• _Dataset content_:
■ ■ ■ ■
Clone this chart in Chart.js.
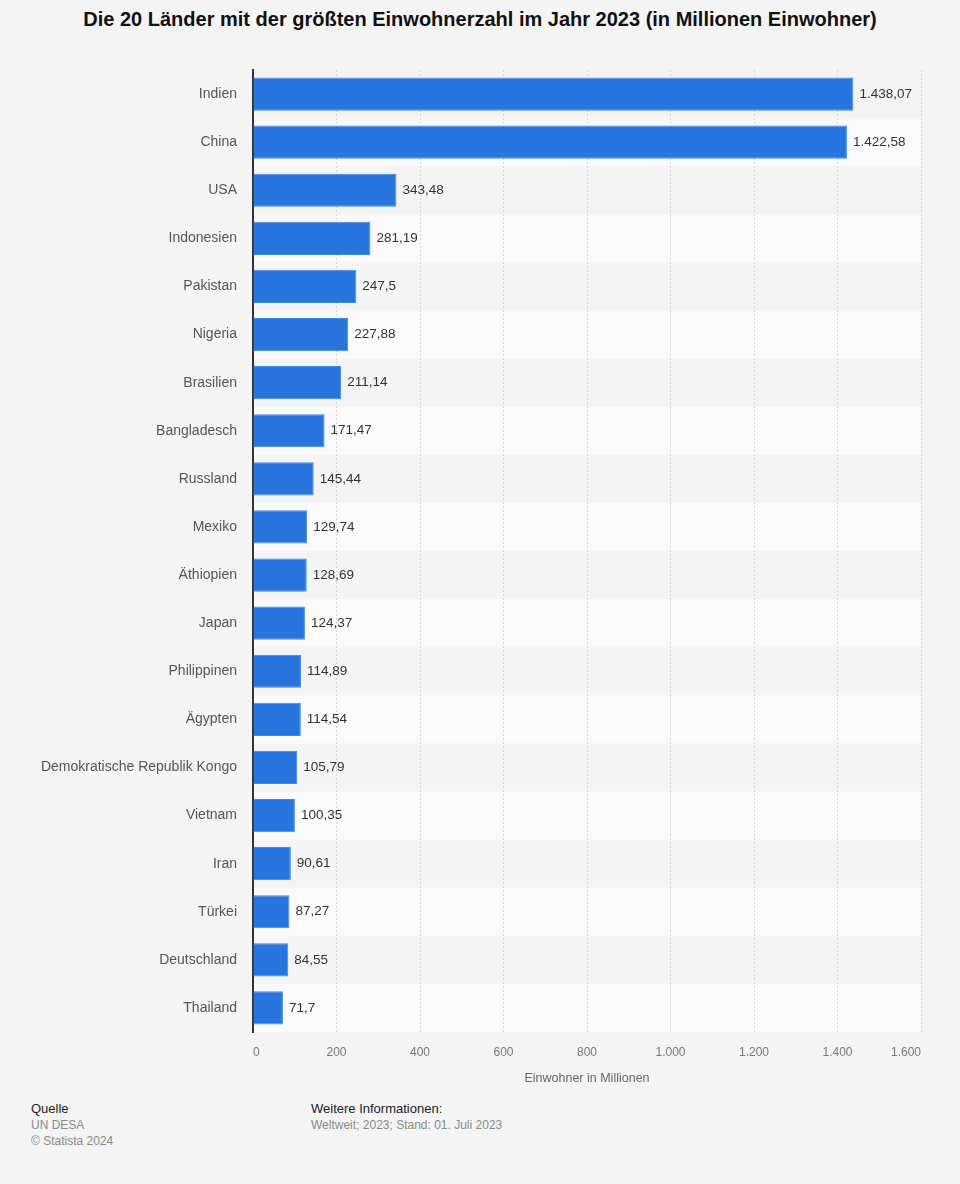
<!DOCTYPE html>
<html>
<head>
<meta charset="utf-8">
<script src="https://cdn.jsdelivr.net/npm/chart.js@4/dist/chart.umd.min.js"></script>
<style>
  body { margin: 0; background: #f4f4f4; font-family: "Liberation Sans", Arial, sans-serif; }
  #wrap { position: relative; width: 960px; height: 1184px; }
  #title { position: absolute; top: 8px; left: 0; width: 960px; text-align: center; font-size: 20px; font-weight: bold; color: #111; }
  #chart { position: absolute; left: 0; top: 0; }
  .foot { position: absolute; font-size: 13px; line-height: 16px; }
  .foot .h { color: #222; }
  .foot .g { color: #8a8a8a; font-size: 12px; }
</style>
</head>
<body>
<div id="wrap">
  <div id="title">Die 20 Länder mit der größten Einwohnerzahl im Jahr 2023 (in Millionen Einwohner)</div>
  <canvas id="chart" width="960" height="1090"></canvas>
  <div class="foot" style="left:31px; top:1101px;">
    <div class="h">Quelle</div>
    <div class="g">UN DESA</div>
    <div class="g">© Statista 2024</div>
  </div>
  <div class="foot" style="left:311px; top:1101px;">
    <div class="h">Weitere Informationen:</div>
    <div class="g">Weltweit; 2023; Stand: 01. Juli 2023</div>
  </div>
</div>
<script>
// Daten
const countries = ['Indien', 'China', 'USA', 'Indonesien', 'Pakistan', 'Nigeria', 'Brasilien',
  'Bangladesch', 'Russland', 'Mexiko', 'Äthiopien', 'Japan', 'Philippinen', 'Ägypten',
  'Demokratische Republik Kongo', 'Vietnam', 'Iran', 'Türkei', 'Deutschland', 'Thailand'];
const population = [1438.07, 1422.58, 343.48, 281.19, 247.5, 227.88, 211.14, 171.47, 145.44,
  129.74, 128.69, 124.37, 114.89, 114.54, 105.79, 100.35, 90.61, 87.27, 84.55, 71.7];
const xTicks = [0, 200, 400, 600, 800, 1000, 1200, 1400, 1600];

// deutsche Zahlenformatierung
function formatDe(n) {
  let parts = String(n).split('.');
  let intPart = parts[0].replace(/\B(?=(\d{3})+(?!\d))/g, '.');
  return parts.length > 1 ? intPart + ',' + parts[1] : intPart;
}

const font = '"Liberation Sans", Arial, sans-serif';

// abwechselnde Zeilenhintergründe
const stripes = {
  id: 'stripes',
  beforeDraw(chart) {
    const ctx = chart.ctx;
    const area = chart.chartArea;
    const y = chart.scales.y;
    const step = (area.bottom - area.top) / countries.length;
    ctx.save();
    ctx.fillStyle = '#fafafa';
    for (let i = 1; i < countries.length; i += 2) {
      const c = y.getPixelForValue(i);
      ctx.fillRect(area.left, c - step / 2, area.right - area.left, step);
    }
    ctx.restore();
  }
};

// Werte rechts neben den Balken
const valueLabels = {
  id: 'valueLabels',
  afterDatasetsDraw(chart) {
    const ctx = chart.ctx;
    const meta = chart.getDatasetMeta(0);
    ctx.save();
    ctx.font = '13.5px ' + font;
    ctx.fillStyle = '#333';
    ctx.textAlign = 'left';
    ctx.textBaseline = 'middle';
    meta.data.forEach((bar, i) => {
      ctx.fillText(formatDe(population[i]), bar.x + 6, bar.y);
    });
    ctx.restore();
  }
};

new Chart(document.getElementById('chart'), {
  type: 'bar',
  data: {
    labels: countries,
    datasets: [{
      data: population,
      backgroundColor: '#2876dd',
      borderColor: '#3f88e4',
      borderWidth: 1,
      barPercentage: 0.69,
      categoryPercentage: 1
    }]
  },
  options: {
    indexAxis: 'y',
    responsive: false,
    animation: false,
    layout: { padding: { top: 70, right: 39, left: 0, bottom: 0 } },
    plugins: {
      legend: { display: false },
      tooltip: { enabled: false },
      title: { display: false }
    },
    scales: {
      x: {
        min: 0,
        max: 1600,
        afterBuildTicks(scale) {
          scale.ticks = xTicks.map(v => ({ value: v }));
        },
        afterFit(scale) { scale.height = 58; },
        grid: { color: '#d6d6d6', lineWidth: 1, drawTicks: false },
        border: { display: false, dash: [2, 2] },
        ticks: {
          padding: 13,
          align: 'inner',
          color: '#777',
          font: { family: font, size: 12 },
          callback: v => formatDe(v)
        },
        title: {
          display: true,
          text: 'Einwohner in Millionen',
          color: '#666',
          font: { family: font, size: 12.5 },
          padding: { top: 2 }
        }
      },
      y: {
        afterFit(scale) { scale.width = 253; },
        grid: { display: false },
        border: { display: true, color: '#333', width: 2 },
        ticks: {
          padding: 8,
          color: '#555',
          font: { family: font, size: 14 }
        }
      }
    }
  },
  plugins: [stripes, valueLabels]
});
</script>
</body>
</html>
■ ■ ■ ■
• _Problem statement_:
In your copy, leave out the pictures and reproduce the material above exactly.

• _Written answer_:
Clone this chart in Chart.js.
<!DOCTYPE html>
<html>
<head>
<meta charset="utf-8">
<script src="https://cdn.jsdelivr.net/npm/chart.js@4/dist/chart.umd.min.js"></script>
<style>
  body { margin: 0; background: #f4f4f4; font-family: "Liberation Sans", Arial, sans-serif; }
  #wrap { position: relative; width: 960px; height: 1184px; }
  #title { position: absolute; top: 8px; left: 0; width: 960px; text-align: center; font-size: 20px; font-weight: bold; color: #111; }
  #chart { position: absolute; left: 0; top: 0; }
  .foot { position: absolute; font-size: 13px; line-height: 16px; }
  .foot .h { color: #222; }
  .foot .g { color: #8a8a8a; font-size: 12px; }
</style>
</head>
<body>
<div id="wrap">
  <div id="title">Die 20 Länder mit der größten Einwohnerzahl im Jahr 2023 (in Millionen Einwohner)</div>
  <canvas id="chart" width="960" height="1090"></canvas>
  <div class="foot" style="left:31px; top:1101px;">
    <div class="h">Quelle</div>
    <div class="g">UN DESA</div>
    <div class="g">© Statista 2024</div>
  </div>
  <div class="foot" style="left:311px; top:1101px;">
    <div class="h">Weitere Informationen:</div>
    <div class="g">Weltweit; 2023; Stand: 01. Juli 2023</div>
  </div>
</div>
<script>
// Daten
const countries = ['Indien', 'China', 'USA', 'Indonesien', 'Pakistan', 'Nigeria', 'Brasilien',
  'Bangladesch', 'Russland', 'Mexiko', 'Äthiopien', 'Japan', 'Philippinen', 'Ägypten',
  'Demokratische Republik Kongo', 'Vietnam', 'Iran', 'Türkei', 'Deutschland', 'Thailand'];
const population = [1438.07, 1422.58, 343.48, 281.19, 247.5, 227.88, 211.14, 171.47, 145.44,
  129.74, 128.69, 124.37, 114.89, 114.54, 105.79, 100.35, 90.61, 87.27, 84.55, 71.7];
const xTicks = [0, 200, 400, 600, 800, 1000, 1200, 1400, 1600];

// deutsche Zahlenformatierung
function formatDe(n) {
  let parts = String(n).split('.');
  let intPart = parts[0].replace(/\B(?=(\d{3})+(?!\d))/g, '.');
  return parts.length > 1 ? intPart + ',' + parts[1] : intPart;
}

const font = '"Liberation Sans", Arial, sans-serif';

// abwechselnde Zeilenhintergründe
const stripes = {
  id: 'stripes',
  beforeDraw(chart) {
    const ctx = chart.ctx;
    const area = chart.chartArea;
    const y = chart.scales.y;
    const step = (area.bottom - area.top) / countries.length;
    ctx.save();
    ctx.fillStyle = '#fafafa';
    for (let i = 1; i < countries.length; i += 2) {
      const c = y.getPixelForValue(i);
      ctx.fillRect(area.left, c - step / 2, area.right - area.left, step);
    }
    ctx.restore();
  }
};

// Werte rechts neben den Balken
const valueLabels = {
  id: 'valueLabels',
  afterDatasetsDraw(chart) {
    const ctx = chart.ctx;
    const meta = chart.getDatasetMeta(0);
    ctx.save();
    ctx.font = '13.5px ' + font;
    ctx.fillStyle = '#333';
    ctx.textAlign = 'left';
    ctx.textBaseline = 'middle';
    meta.data.forEach((bar, i) => {
      ctx.fillText(formatDe(population[i]), bar.x + 6, bar.y);
    });
    ctx.restore();
  }
};

new Chart(document.getElementById('chart'), {
  type: 'bar',
  data: {
    labels: countries,
    datasets: [{
      data: population,
      backgroundColor: '#2876dd',
      borderColor: '#3f88e4',
      borderWidth: 1,
      barPercentage: 0.69,
      categoryPercentage: 1
    }]
  },
  options: {
    indexAxis: 'y',
    responsive: false,
    animation: false,
    layout: { padding: { top: 70, right: 39, left: 0, bottom: 0 } },
    plugins: {
      legend: { display: false },
      tooltip: { enabled: false },
      title: { display: false }
    },
    scales: {
      x: {
        min: 0,
        max: 1600,
        afterBuildTicks(scale) {
          scale.ticks = xTicks.map(v => ({ value: v }));
        },
        afterFit(scale) { scale.height = 58; },
        grid: { color: '#d6d6d6', lineWidth: 1, drawTicks: false },
        border: { display: false, dash: [2, 2] },
        ticks: {
          padding: 13,
          align: 'inner',
          color: '#777',
          font: { family: font, size: 12 },
          callback: v => formatDe(v)
        },
        title: {
          display: true,
          text: 'Einwohner in Millionen',
          color: '#666',
          font: { family: font, size: 12.5 },
          padding: { top: 2 }
        }
      },
      y: {
        afterFit(scale) { scale.width = 253; },
        grid: { display: false },
        border: { display: true, color: '#333', width: 2 },
        ticks: {
          padding: 8,
          color: '#555',
          font: { family: font, size: 14 }
        }
      }
    }
  },
  plugins: [stripes, valueLabels]
});
</script>
</body>
</html>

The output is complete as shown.